安装共享数据分析和机器学习工具#
准备#
选择共享文件系统目录。我们使用/share/apps作为例子,以后所有的工具都将安装在这个目录下
mkdir -p /share/apps
安装任意版本的anaconda,这个版本只是为了把所有工具安装在以上目录中,不影响最终用户的conda版本。
yum -y install epel-release
yum -y install conda
安装Python#
建立Anaconda Python3.9环境,并安装在这个环境中的Anaconda
conda create -p /share/apps/python python=3.9
conda init bash
退出当前终端,再进入,然后运行:
conda activate /share/apps/python
pip3 install -U pip
conda install conda
安装机器学习库#
pip3 install pandas numpy scipy matplotlib seaborn scikit-learn xgboost
安装TensorFlow和TensorBoard
pip3 install tensorflow
pip3 install tensorboard
安装PyTorch
pip3 install torch
安装Jupyter#
安装Jupyter Lab
pip3 install jupyterlab jupyterlab-language-pack-zh-CN
安装R#
安装R 4.3
conda install -c conda-forge R
安装Julia#
从网页https://julialang.org/downloads/ 下载 Generic Linux on x86 - 64 bit (glibc)
解压,例子
tar xfz julia-1.9.3-linux-86+64.tar.gz -C /share/apps
安装Spark#
访问Spark下载网页,下载“Pre-built for Apache Hadoop”,如:spark-3.5.0-bin-hadoop3.tgz
解压到共享目录:
tar xfz spark-3.5.0-bin-hadoop3.tgz -C /share/apps
安装Jupyter内核#
安装Python 2内核#
安装Python 2 在安装前,确保退出原有的Conda环境
conda deactivate
建立Python 2环境
conda create -p /share/apps/python2 python=2
安装Python 2内核
/share/apps/python2/bin/pip install ipykernel
/share/apps/python2/bin/python2 -m ipykernel install
迁移内核到Conda Python 3和Jupyter的环境中
mv /usr/local/share/jupyter/kernels/python2 /share/apps/python/share/jupyter/kernels/
安装R内核#
安装
conda activate /share/apps/python
conda install -c r r-irkernel
修改R运行命令行,修改/share/apps/python/share/jupyter/kernels/ir/kernel.json的第一行,加入R运行路径:
{"argv": ["/share/apps/python/lib/R/bin/R", "--slave", "-e", "IRkernel::main()", "--args", "{connection_file}"],
"display_name":"R",
"language":"R"
}
增加R运行设置,在/share/apps/python/lib/R/etc中添加文件Rprofile:
options(bitmapType='cario')
options(jupyter.plot_mimetypes="image/svg+xml")
确保运行Jupyter的主机上安装了X11的库(yum group install “Server with GUI”)
安装Scala内核(Spark)#
进入Python3环境
conda activate /share/apps/pythnon
安装软件
pip3 install spylon_kernel
python -m spylon_kernel install
conda install openjdk
pip3 install pyspark
迁移内核到Conda Python 3和Jupyter的环境中
mv /usr/local/share/jupyter/kernels/spylon-kernel /share/apps/python/share/jupyter/kernels/
在内核定义文件中增加Spark位置,编辑/share/apps/python/share/jupyter/kernels/spylon-kernel/kernel.json,在env里增加SPARK_HOME和JAVA_HOME。
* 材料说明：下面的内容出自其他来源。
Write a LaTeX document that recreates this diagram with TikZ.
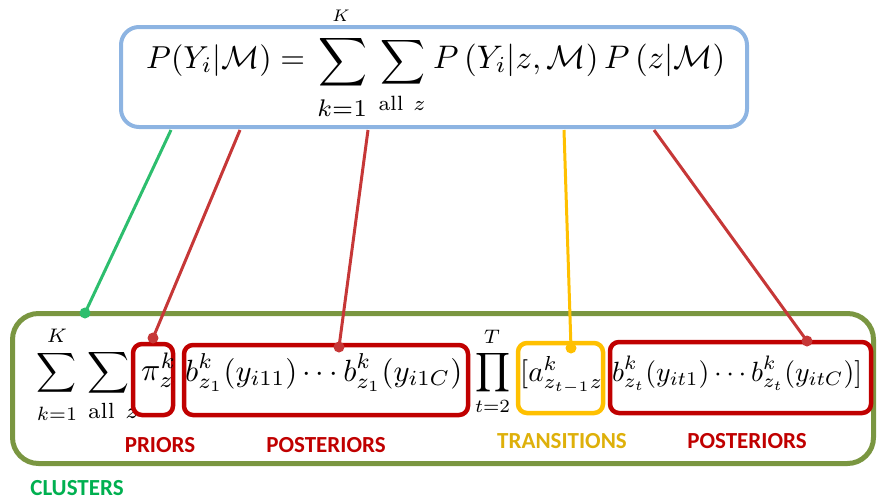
\documentclass[tikz,border=0pt]{standalone}
\usepackage{amsmath}
\usepackage{fontspec}
\usepackage{graphicx}
\newfontfamily\labfont{Carlito}
\definecolor{bluebox}{RGB}{141,180,226}
\definecolor{olivebox}{RGB}{122,150,65}
\definecolor{redbox}{RGB}{192,0,0}
\definecolor{redline}{RGB}{198,55,55}
\definecolor{yelbox}{RGB}{255,192,0}
\definecolor{yeltext}{RGB}{222,176,10}
\definecolor{grline}{RGB}{45,190,110}
\definecolor{grtext}{RGB}{0,176,80}
\newcommand{\RW}[2]{\resizebox{#1pt}{!}{$\displaystyle #2$}}
\newcommand{\RS}[2]{\resizebox{#1pt}{!}{$\scriptstyle #2$}}
\begin{document}
\begin{tikzpicture}[x=1pt,y=-1pt,
  frame/.style={draw, rounded corners=#1, inner sep=0pt},
  conn/.style={line width=3pt},
  dotm/.style={circle, fill, inner sep=0pt, minimum size=11pt},
  lab/.style={font=\labfont\bfseries\fontsize{23}{26}\selectfont, inner sep=0pt},
  fm/.style={anchor=base west, inner sep=0pt},
  fc/.style={anchor=center, inner sep=0pt}]
\useasboundingbox (0,0) rectangle (878,501);
% ---------- top formula ----------
\node[fm] (tl) at (146,68) {\RW{159}{P(Y_i|\mathcal{M})=}};
\node[fc] (ts1) at (343.5,62.5) {\RW{49}{\sum}};
\node[fc] (tK) at (341,16) {\scalebox{2.4}{$\scriptstyle K$}};
\node[fc] (tk1) at (342,108) {\RS{50}{k=1}};
\node[fc] (ts2) at (402.5,62.5) {\RW{45}{\sum}};
\node[fc] (tall) at (402,103) {\RS{47}{\mathrm{all}\ z}};
\node[fm] (tr) at (433,68) {\RW{292}{P\left(Y_i|z,\mathcal{M}\right)P\left(z|\mathcal{M}\right)}};
\node[frame=18pt, draw=bluebox, line width=4pt, minimum width=626pt, minimum height=100pt] (top) at (434,77) {};
% ---------- bottom frame ----------
\node[frame=26pt, draw=olivebox, line width=5pt, minimum width=861pt, minimum height=150pt] (bot) at (443,388.5) {};
% ---------- bottom formula ----------
\node[fc] (bs1) at (57,372.5) {\RW{40}{\sum}};
\node[fc] (bK) at (57,336) {\scalebox{2.8}{$\scriptstyle K$}};
\node[fc] (bk1) at (57,414) {\RS{40}{k=1}};
\node[fc] (bs2) at (109,372.5) {\RW{42}{\sum}};
\node[fm] (ball) at (88,418) {\RS{50}{\mathrm{all}\ z}};
\node[frame=9pt, draw=redbox, fill=white, line width=4.5pt, minimum width=40pt, minimum height=71pt] (bpri) at (153,379.5) {};
\begin{scope}
  \clip (134,330) rectangle (173,414);
  \node[fm] (pi) at (141,380) {\scalebox{3.2}{$\pi^{k}_{z_1}$}};
\end{scope}
\node[fm] (p1) at (185,381) {\RW{277}{b^{k}_{z_1}(y_{i11})\cdots b^{k}_{z_1}(y_{i1C})}};
\node[fc] (pr) at (492.5,372.5) {\RW{35}{\prod}};
\node[fc] (bT) at (492,337) {\scalebox{2.8}{$\scriptstyle T$}};
\node[fc] (bt2) at (492.5,406) {\RS{35}{t=2}};
\begin{scope}
  \clip (518,330) rectangle (601,413);
  \node[fm] (tra) at (520,381) {\scalebox{2.9}{$[a^{k}_{z_{t-1}z_t}$}};
\end{scope}
\node[fm] (p2) at (612,381) {\RW{250}{b^{k}_{z_t}(y_{it1})\cdots b^{k}_{z_t}(y_{itC})]}};
% ---------- boxes ----------
\node[frame=9pt, draw=redbox, line width=4.5pt, minimum width=284pt, minimum height=70pt] (bpo1) at (326,380) {};
\node[frame=9pt, draw=yelbox, line width=4.5pt, minimum width=85pt, minimum height=70pt] (btr) at (560.5,378) {};
\node[frame=9pt, draw=redbox, line width=4.5pt, minimum width=261pt, minimum height=71pt] (bpo2) at (740.5,377.5) {};
% ---------- labels ----------
\node[lab, text=redbox] (lpri) at (160,445) {PRIORS};
\node[lab, text=redbox] (lpo1) at (326,445) {POSTERIORS};
\node[lab, text=yeltext] (ltr) at (562,441.5) {TRANSITIONS};
\node[lab, text=redbox] (lpo2) at (747,441.5) {POSTERIORS};
\node[lab, text=grtext] (lcl) at (77,488.5) {CLUSTERS};
% ---------- connectors ----------
\coordinate (cg) at (171,130);
\coordinate (cr1) at (240,130);
\coordinate (cr2) at (368,130);
\coordinate (cy) at (564,130);
\coordinate (cr3) at (654,130);
\node[dotm, fill=grline] (dg) at (85,313) {};
\node[dotm, fill=redline] (dr1) at (153,338) {};
\node[dotm, fill=redline] (dr2) at (339,347) {};
\node[dotm, fill=yelbox] (dy) at (571,348) {};
\node[dotm, fill=redline] (dr3) at (807,341) {};
\draw[conn, grline] (cg) -- (dg.center);
\draw[conn, redline] (cr1) -- (dr1.center);
\draw[conn, redline] (cr2) -- (dr2.center);
\draw[conn, yelbox] (cy) -- (dy.center);
\draw[conn, redline] (cr3) -- (dr3.center);
\end{tikzpicture}
\end{document}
例子:
{"argv": ["/share/apps/python/bin/python", "-m", "spylon_kernel", "-f", "{connection_file}"],
"display_name": "spylon-kernel","env": {"SPARK_HOME":"/share/apps/spark-3.5.0-bin-hadoop3", "JAVA_HOME":"/share/apps/python", "PYTHONUNBUFFERED": "1", "SPARK_SUBMIT_OPTS": "-Dscala.usejavacp=true"}, "language": "scala", "name": "spylon-kernel"}
安装Julia内核#
由于Julia的不支持系统级与用户级运行环境的融合(如Python和R都可以支持系统与用户级的融合),安装Julia内核必须有需要使用的用户自行完成。详见Jupyter使用。
安装RStudio#
选择OS版本,拷贝下载命令,如
wget https://download2.rstudio.org/server/rhel8/x86_64/rstudio-server-rhel-2023.09.1-494-x86_64.rpm
展开rpm包
rpm2cpio rstudio-server-rhel-2023.09.1-494-x86_64.rpm | cpio -idmv
把文件移到共享文件夹中
mv usr/lib/rstudio-server /share/apps
安装Singularity#
在Linux上安装Singularity#
yum install -y epel-release
yum install -y singularity-ce
下载集群中Linux同版本的镜像#
singularity pull /share/apps/containers/centos7.sif docker://centos:7
singularity pull /share/apps/containers/rocky8.sif docker://rockylinux:8
安装Git#
常规操作系统中Git为v1版,很多开发者需要使用Git v2。我们使用conda安装Git v2
conda activate /share/apps/python
conda install git